Are there parts of Sharia Law which are incompatible with the Constitutional framework of the United States and the 50 states? Yes. When Sharia conflicts with the laws of our nation or state, should we continue to use the laws of our nation and state to protect the rights and safety of our citizens? Absolutely. The laws of the state and nation should always trump Sharia Law (or any other religious laws that groups might live by in their private lives).
But, are we now saying that NO aspect of Sharia Law is compatible with the legal system that we have in place in this country? Are we willing to say that religious tenets of faith — in this case Sharia Law — simply cannot be used anywhere, anytime, anyplace, even if the specific religious principle does not conflict with the laws of the land? Before you answer those questions, do you also want to take that same approach with Christian religious principles integrated into contracts and what has come to be known as “Christian mediation?” Southwestern Seminary and Tarrant Baptist Association might have different answers to that question, but we must be consistent with how we view “religious law” as it relates to our legal jurisprudence. Apparently Dr. Richard Land, the President of the SBC’s Ethics and Religious Liberty Commission, also believes the voters of Oklahoma got it right when they exercised their “people power” in democratically rejecting Sharia Law.

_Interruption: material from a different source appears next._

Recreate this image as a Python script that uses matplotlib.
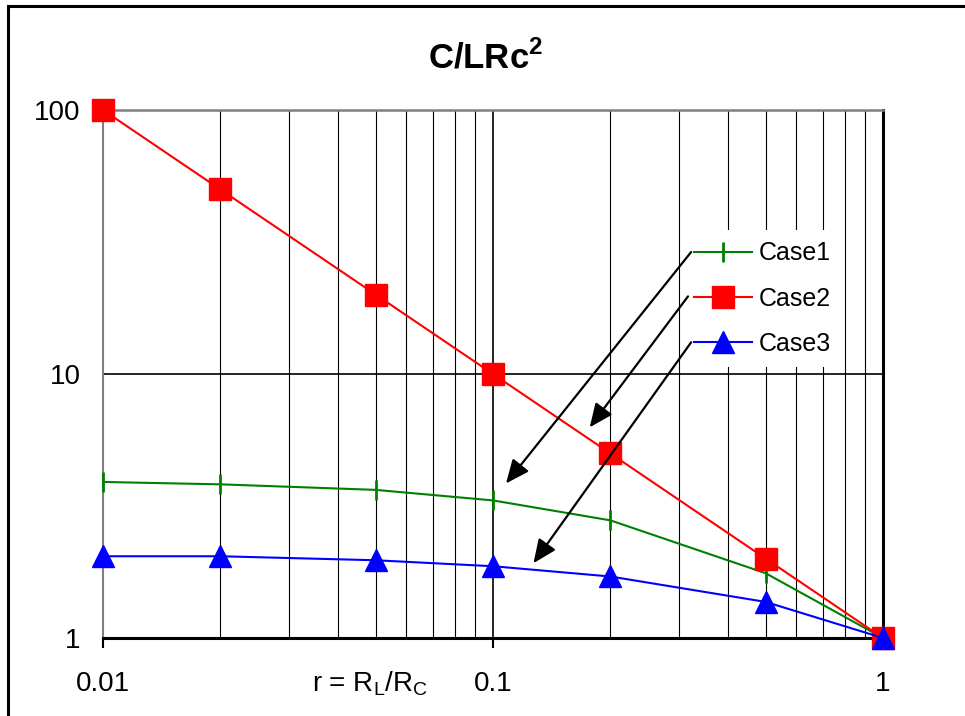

Are we no longer willing to accommodate people’s religious preferences and beliefs within our jurisprudence, even when these preferences and beliefs do not conflict with our laws? It seems that we want our own religious beliefs accommodated, but with Islam, we are simply unwilling to grant them what the Constitution already does. Maybe we arrive at these views because we (in the sense of Christians) have been in the majority for so long. We do not see the need to accommodate others’ religious beliefs and practices because, with rare exceptions, we don’t need anyone to accommodate ours.
At least not yet. There may come a day when Southern Baptist Christians are singled out for special approbation by the government. That day maybe here sooner than we think. If we fail to stand up for the rights of religious minorities today — even those folks who we strenuously disagree with — can we really expect anyone to stand up for our rights when we come under attack?